The movie opens with a re-creation of one of the Zodiac's murders—an attack on a couple parked in a car on the side of a road overlooking San Francisco. The whole while, a camera whirs in the background of the soundtrack, and when the shooting is complete, the killer turns off the camera.
In the present day, Mick (Shane West) and Zoe (Leslie Bibb) live in a trailer park in Virginia. They had big dreams of success when they married, but now Mick mows lawns for meager cash, while Zoe worries about the bills. It doesn't help that Mick has an obsession with buying useless junk from various rummage sales with Harvey (Matt Craven), who runs a local antique shop.
Harvey thinks they've struck pay dirt this time. He invites the couple over to his shop and shows them one of the film reels he found in his and Mick's most recent buy. It's the murder, and the other canisters are labeled with dates that match up with either one of the Zodiac's confirmed crimes or another murder that went unsolved. There's a reward of $100,000 for any evidence that could lead to identifying the Zodiac, so now, all they have to do is figure out who had possession of those incriminating reels before they were put up for sale.
This part seems like a giant jump in logic, since surely the police would be able and willing to do this part of the work. One supposes that it's a necessary leap, though, otherwise there'd be no plot with these characters involved in it.
One of the movie's few, non-premise-related charms—as well as, perhaps, most of our willingness to accept some of the mistakes that these characters make—is that the three get to play the roles of amateur gumshoes, taking on a case that has bewildered so many law enforcement officials, journalists, and conspiracy theorists in the past. They're a scrappy bunch: Mick, whose temper is quick to flare, and Harvey, who has a military background that conveniently included code-making and code-breaking, and Zoe, who serves as the voice of reason (Their half of the reward isn't really that much under the circumstances, and her half of that shouldn't be worth her life in her husband's mind), until the thrill of the chase gets to her.
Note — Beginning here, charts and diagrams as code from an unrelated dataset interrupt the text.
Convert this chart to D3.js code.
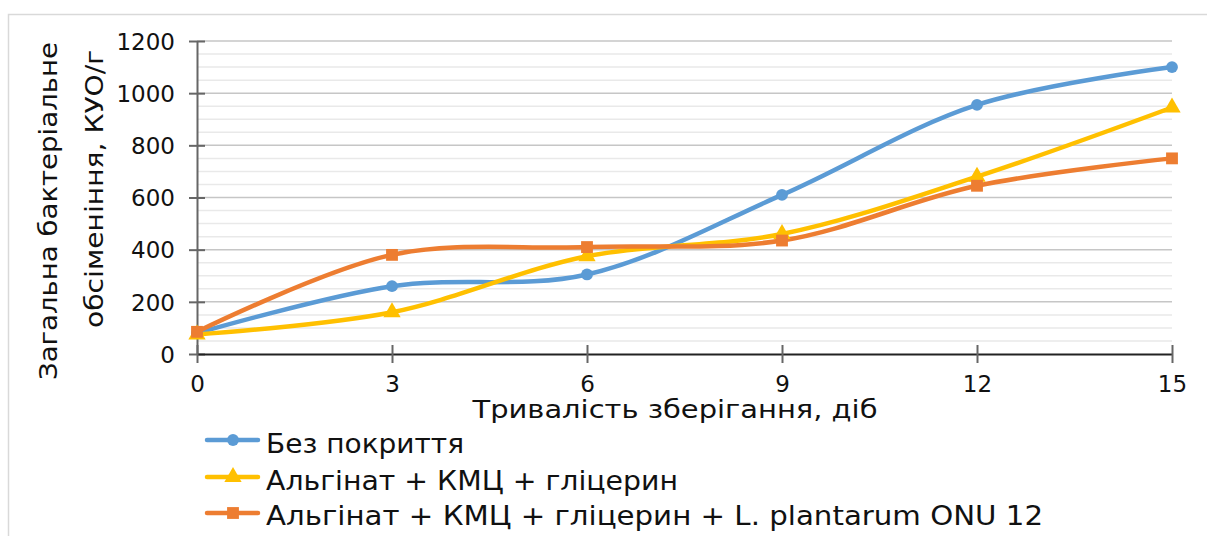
<!DOCTYPE html>
<html><head><meta charset="utf-8">
<script src="https://cdn.jsdelivr.net/npm/d3@7"></script>
<style>body{margin:0;background:#fff;}svg{display:block;font-family:"DejaVu Sans",Verdana,sans-serif;}</style>
</head><body>
<script>
const days = [0, 3, 6, 9, 12, 15];
const seriesNames = ["Без покриття", "Альгінат + КМЦ + гліцерин", "Альгінат + КМЦ + гліцерин + L. plantarum ONU 12"];
const noCoating = [80, 260, 305, 610, 955, 1100];
const alginate = [75, 160, 375, 460, 680, 945];
const alginateLp = [85, 380, 410, 435, 645, 750];
const yTicks = [0, 200, 400, 600, 800, 1000, 1200];
const xTitle = "Тривалість зберігання, діб";
const yTitle = ["Загальна бактеріальне", "обсіменіння, КУО/г"];

const colors = ["#5B9BD5", "#FFC000", "#ED7D31"];
const markers = ["circle", "triangle", "square"];
const data = [noCoating, alginate, alginateLp];
const legendWidths = [198, 412, 777];

const W = 1207, H = 536;
const svg = d3.select("body").append("svg").attr("width", W).attr("height", H);

// outer frame
svg.append("path").attr("d", `M8.5,${H} V14.5 H${W}`).attr("fill", "none").attr("stroke", "#d9d9d9").attr("stroke-width", 1.5);

const x = d3.scaleLinear().domain([0, 15]).range([197, 1172]);
const y = d3.scaleLinear().domain([0, 1200]).range([354, 41]);

// minor gridlines
const minor = d3.range(50, 1201, 50).filter(v => v % 200 !== 0);
svg.append("g").selectAll("line").data(minor).join("line")
  .attr("x1", x(0)).attr("x2", x(15)).attr("y1", d => y(d)).attr("y2", d => y(d))
  .attr("stroke", "#e9e9e9").attr("stroke-width", 1.5);
// major gridlines
svg.append("g").selectAll("line").data(yTicks.filter(v => v > 0)).join("line")
  .attr("x1", x(0)).attr("x2", x(15)).attr("y1", d => y(d)).attr("y2", d => y(d))
  .attr("stroke", "#c6c6c6").attr("stroke-width", 1.5);

// y axis
const yAxis = d3.axisLeft(y).tickValues(yTicks).tickFormat(d3.format("d")).tickSizeInner(8).tickSizeOuter(0).tickPadding(14);
const gy = svg.append("g").attr("transform", `translate(${x(0)},0)`).call(yAxis);
gy.select(".domain").attr("stroke", "#666").attr("stroke-width", 2);
gy.selectAll(".tick line").attr("stroke", "#666").attr("stroke-width", 2).attr("x1", 8).attr("x2", -8);
gy.selectAll(".tick text").attr("font-size", 23).attr("fill", "#111").attr("font-family", "DejaVu Sans, Verdana, sans-serif").attr("dy", "0.36em");

// x axis
const xAxis = d3.axisBottom(x).tickValues(days).tickFormat(d3.format("d")).tickSizeInner(9).tickSizeOuter(0).tickPadding(13);
const gx = svg.append("g").attr("transform", `translate(0,${y(0)})`).call(xAxis);
gx.select(".domain").attr("stroke", "#222").attr("stroke-width", 2);
gx.selectAll(".tick line").attr("stroke", "#666").attr("stroke-width", 2).attr("y1", -9).attr("y2", 9);
gx.selectAll(".tick text").attr("font-size", 23).attr("fill", "#111").attr("font-family", "DejaVu Sans, Verdana, sans-serif");

// lines
const line = d3.line().x((d, i) => x(days[i])).y(d => y(d)).curve(d3.curveCatmullRom.alpha(0.5));
const symbolFor = {
  circle: d3.symbol().type(d3.symbolCircle).size(110),
  triangle: d3.symbol().type(d3.symbolTriangle).size(130),
  square: d3.symbol().type(d3.symbolSquare).size(140)
};
data.forEach((vals, s) => {
  svg.append("path").datum(vals).attr("d", line).attr("fill", "none")
    .attr("stroke", colors[s]).attr("stroke-width", 4.5).attr("stroke-linejoin", "round").attr("stroke-linecap", "round");
});
data.forEach((vals, s) => {
  svg.append("g").selectAll("path").data(vals).join("path")
    .attr("d", symbolFor[markers[s]])
    .attr("transform", (d, i) => `translate(${x(days[i])},${y(d)})`)
    .attr("fill", colors[s]);
});

// axis titles
svg.append("text").attr("x", 675).attr("y", 418).attr("text-anchor", "middle")
  .attr("font-size", 25).attr("fill", "#111")
  .attr("textLength", 405).attr("lengthAdjust", "spacingAndGlyphs").text(xTitle);
svg.append("text").attr("transform", "translate(57,211) rotate(-90)").attr("text-anchor", "middle")
  .attr("font-size", 25).attr("fill", "#111")
  .attr("textLength", 338).attr("lengthAdjust", "spacingAndGlyphs").text(yTitle[0]);
svg.append("text").attr("transform", "translate(103,189) rotate(-90)").attr("text-anchor", "middle")
  .attr("font-size", 25).attr("fill", "#111")
  .attr("textLength", 278).attr("lengthAdjust", "spacingAndGlyphs").text(yTitle[1]);

// legend
const lg = svg.append("g");
const lineYs = [440, 477, 513];
const baseYs = [453, 490, 525];
seriesNames.forEach((name, s) => {
  const cy = lineYs[s];
  lg.append("line").attr("x1", 207).attr("x2", 258).attr("y1", cy).attr("y2", cy)
    .attr("stroke", colors[s]).attr("stroke-width", 4.5).attr("stroke-linecap", "round");
  lg.append("path").attr("d", symbolFor[markers[s]]).attr("transform", `translate(233,${cy})`).attr("fill", colors[s]);
  lg.append("text").attr("x", 266).attr("y", baseYs[s]).attr("font-size", 26).attr("fill", "#111")
    .attr("textLength", legendWidths[s]).attr("lengthAdjust", "spacingAndGlyphs").text(name);
});
</script>
</body></html>
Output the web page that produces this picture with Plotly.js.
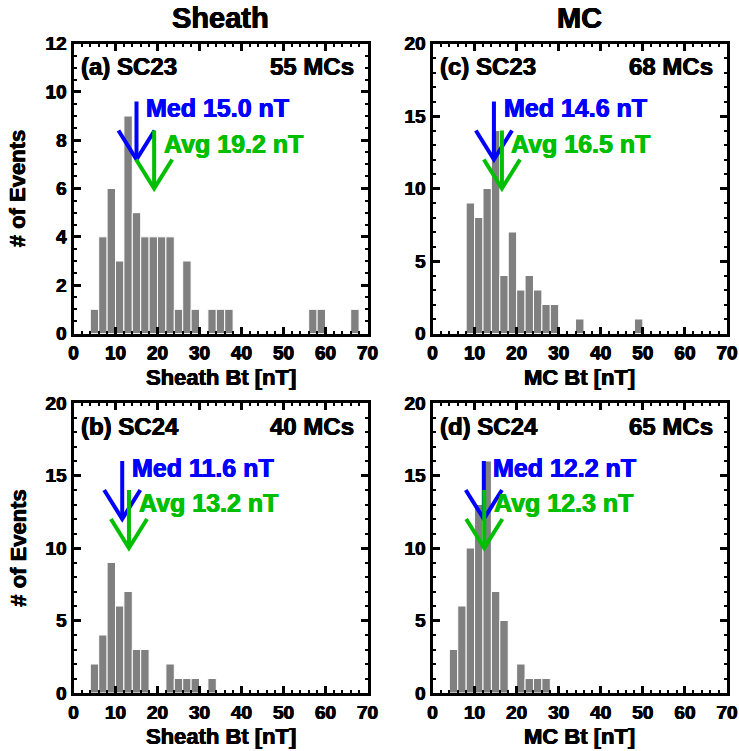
<!DOCTYPE html>
<html><head><meta charset="utf-8">
<script src="https://cdn.plot.ly/plotly-3.0.1.min.js"></script>
<style>html,body{margin:0;padding:0;background:#fff}</style>
</head><body><div id="chart" style="width:739px;height:751px"></div>
<script>
// ---- data ----
const columnTitles = ['Sheath', 'MC'];
const panelLabels = ['(a) SC23', '(b) SC24', '(c) SC23', '(d) SC24'];
const countLabels = ['55 MCs', '40 MCs', '68 MCs', '65 MCs'];
const xTitles = ['Sheath Bt [nT]', 'Sheath Bt [nT]', 'MC Bt [nT]', 'MC Bt [nT]'];
const yTitle = '# of Events';
const binWidth = 2;
// bin left edges [nT] and counts
const binsA = [4, 6, 8, 10, 12, 14, 16, 18, 20, 22, 24, 26, 28, 32, 34, 36, 56, 58, 66];
const countsA = [1, 4, 6, 3, 9, 5, 4, 4, 4, 4, 1, 3, 1, 1, 1, 1, 1, 1, 1];
const binsB = [4, 6, 8, 10, 12, 14, 16, 22, 24, 26, 28, 32];
const countsB = [2, 4, 9, 6, 7, 3, 3, 2, 1, 1, 1, 1];
const binsC = [8, 10, 12, 14, 16, 18, 20, 22, 24, 26, 28, 34, 48];
const countsC = [9, 8, 10, 14, 4, 7, 3, 4, 3, 2, 2, 1, 1];
const binsD = [4, 6, 8, 10, 12, 14, 16, 20, 22, 24, 26];
const countsD = [3, 6, 10, 13, 16, 7, 5, 2, 1, 1, 1];
const medians = [15.0, 11.6, 14.6, 12.2];
const averages = [19.2, 13.2, 16.5, 12.3];
const yMax = [12, 20, 20, 20];
const yDtick = [2, 5, 5, 5];
const yMinor = [0.5, 1, 1, 1];

// ---- build ----
const bins = [binsA, binsB, binsC, binsD];
const counts = [countsA, countsB, countsC, countsD];
const W = 739, H = 751;
const xDom = [[73.5 / W, 367.5 / W], [73.5 / W, 367.5 / W], [432.5 / W, 727 / W], [432.5 / W, 727 / W]];
const yDomTop = [1 - 333.5 / H, 1 - 43.5 / H], yDomBot = [1 - 693 / H, 1 - 403 / H];
const yDom = [yDomTop, yDomBot, yDomTop, yDomBot];
const BLUE = 'rgb(0,0,255)', GREEN = 'rgb(0,190,0)';
const FONT = 'Liberation Sans, Arial, sans-serif';
const armX = 4.3;
function heavy(size, color) {
  return {family: FONT, size: size, weight: 'bold', color: color,
    shadow: `0.45px 0 0 ${color}, -0.45px 0 0 ${color}, 0 0.3px 0 ${color}`};
}

const traces = [], annotations = [];
const layout = {
  width: W, height: H, margin: {l: 0, r: 0, t: 0, b: 0},
  paper_bgcolor: 'white', plot_bgcolor: 'white', showlegend: false,
  bargap: 0, font: {family: FONT, color: 'black'}
};

for (let i = 0; i < 4; i++) {
  const n = i + 1, xa = 'x' + (n === 1 ? '' : n), ya = 'y' + (n === 1 ? '' : n);
  const xKey = 'xaxis' + (n === 1 ? '' : n), yKey = 'yaxis' + (n === 1 ? '' : n);
  traces.push({
    type: 'bar', x: bins[i].map(b => b + binWidth / 2), y: counts[i], width: binWidth,
    xaxis: xa, yaxis: ya,
    marker: {color: 'rgb(128,128,128)', line: {color: 'white', width: 1}},
    hoverinfo: 'x+y'
  });
  const Y = yMax[i], m = medians[i], a = averages[i];
  traces.push({
    type: 'scatter', mode: 'lines', xaxis: xa, yaxis: ya,
    x: [m, m, null, m - armX, m, m + armX],
    y: [0.8 * Y, 0.6 * Y, null, 0.7 * Y, 0.6 * Y, 0.7 * Y],
    line: {color: BLUE, width: 4}, hoverinfo: 'skip'
  });
  traces.push({
    type: 'scatter', mode: 'lines', xaxis: xa, yaxis: ya,
    x: [a, a, null, a - armX, a, a + armX],
    y: [0.7 * Y, 0.5 * Y, null, 0.6 * Y, 0.5 * Y, 0.6 * Y],
    line: {color: GREEN, width: 4}, hoverinfo: 'skip'
  });
  layout[xKey] = {
    domain: xDom[i], anchor: ya, range: [0, 70], dtick: 10, tick0: 0,
    ticks: 'inside', ticklen: 7, tickwidth: 3, tickcolor: 'black',
    minor: {dtick: 2, ticks: 'inside', ticklen: 3, tickwidth: 2, tickcolor: 'black'},
    showline: true, linewidth: 3, linecolor: 'black', mirror: 'ticks',
    showgrid: false, zeroline: false, fixedrange: true,
    tickfont: heavy(19, 'black')
  };
  layout[yKey] = {
    domain: yDom[i], anchor: xa, range: [0, Y], dtick: yDtick[i], tick0: 0,
    ticks: 'inside', ticklen: 7, tickwidth: 3, tickcolor: 'black',
    minor: {dtick: yMinor[i], ticks: 'inside', ticklen: 3, tickwidth: 2, tickcolor: 'black'},
    showline: true, linewidth: 3, linecolor: 'black', mirror: 'ticks',
    showgrid: false, zeroline: false, fixedrange: true,
    tickfont: heavy(19, 'black')
  };
  const xd = xa + ' domain', yd = ya + ' domain';
  annotations.push({xref: xd, yref: yd, x: 0.02, y: 0.919, xanchor: 'left', yanchor: 'middle', showarrow: false,
    text: panelLabels[i], font: heavy(24, 'black')});
  annotations.push({xref: xd, yref: yd, x: 0.96, y: 0.919, xanchor: 'right', yanchor: 'middle', showarrow: false,
    text: countLabels[i], font: heavy(24, 'black')});
  annotations.push({xref: xa, yref: ya, x: m + 1.8, y: 0.776 * Y, xanchor: 'left', yanchor: 'middle', showarrow: false,
    text: 'Med ' + m.toFixed(1) + ' nT', font: heavy(25, BLUE)});
  annotations.push({xref: xa, yref: ya, x: a + 1.8, y: 0.655 * Y, xanchor: 'left', yanchor: 'middle', showarrow: false,
    text: 'Avg ' + a.toFixed(1) + ' nT', font: heavy(25, GREEN)});
  annotations.push({xref: xd, yref: yd, x: 0.5, y: -0.15, xanchor: 'center', yanchor: 'middle', showarrow: false,
    text: xTitles[i], font: heavy(22, 'black')});
  if (i < 2) {
    annotations.push({xref: xd, yref: yd, x: -0.19, y: 0.5, xanchor: 'center', yanchor: 'middle', showarrow: false,
      textangle: -90, text: yTitle, font: heavy(22, 'black')});
  }
}
// column titles
annotations.push({xref: 'x domain', yref: 'paper', x: 0.5, y: 1 - 18 / H, xanchor: 'center', yanchor: 'middle', showarrow: false,
  text: columnTitles[0], font: heavy(29, 'black')});
annotations.push({xref: 'x3 domain', yref: 'paper', x: 0.5, y: 1 - 18 / H, xanchor: 'center', yanchor: 'middle', showarrow: false,
  text: columnTitles[1], font: heavy(29, 'black')});
layout.annotations = annotations;

Plotly.newPlot('chart', traces, layout, {displayModeBar: false, staticPlot: true});
</script></body></html>
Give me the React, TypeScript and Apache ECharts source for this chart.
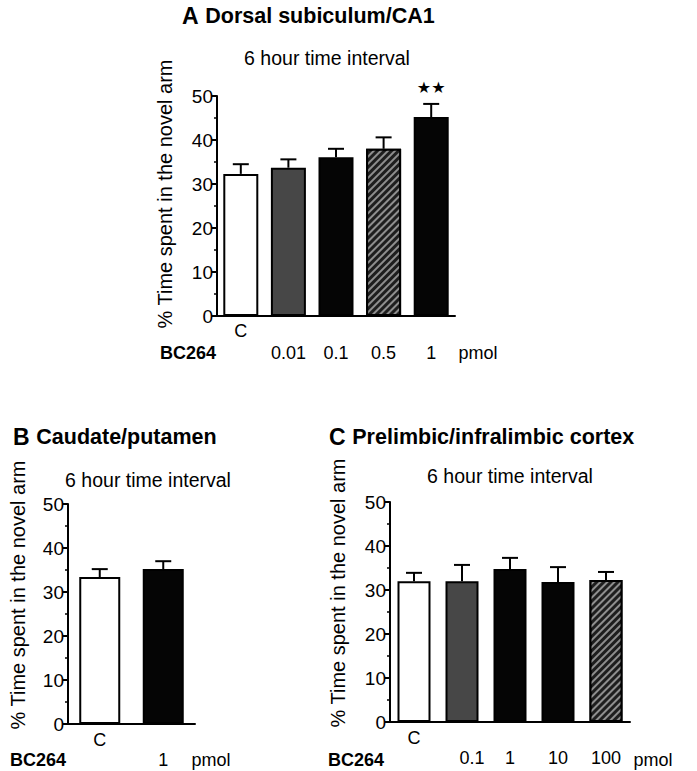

The chase is the usual game of following the clues, with a couple of them conveniently turning up when the characters need them. The most important of these is Harvey discovering the key to the cipher system that the Zodiac used. The screenplay makes two strange assumptions here: It assumes that people will know enough about the killer's history to know that he sent cryptograms to various newspapers in 1969, since the fact is never directly stated in the movie, but it also assumes that the same audience will have no idea what a cipher is (Harvey has to explain the idea of code-breaking to Zoe, which means that he's explaining it to us, of course).
This shorthanded approach to the history behind the story reveals the structure and plotting of the screenplay are far more generic than the setup suggests. Here, the Zodiac simply fills in the required motive for the characters to go through the motions. Their goal could be discovering any killer, really—real or fictional. The fact that their objective involves a genuine, unsolved case is an easy way to add weight to what is essentially a formula plot, filled with some paranoia, a few chases, and plenty of red herrings (all of whom, refreshingly, are distractions from the actual killer, who's an anonymous presence throughout).
Awakening the Zodiac gets points for its clever premise and Wright's ability to create some dread-inducing atmosphere. More significantly, though, the movie loses points for settling for the most conventional approach imaginable with the material at hand.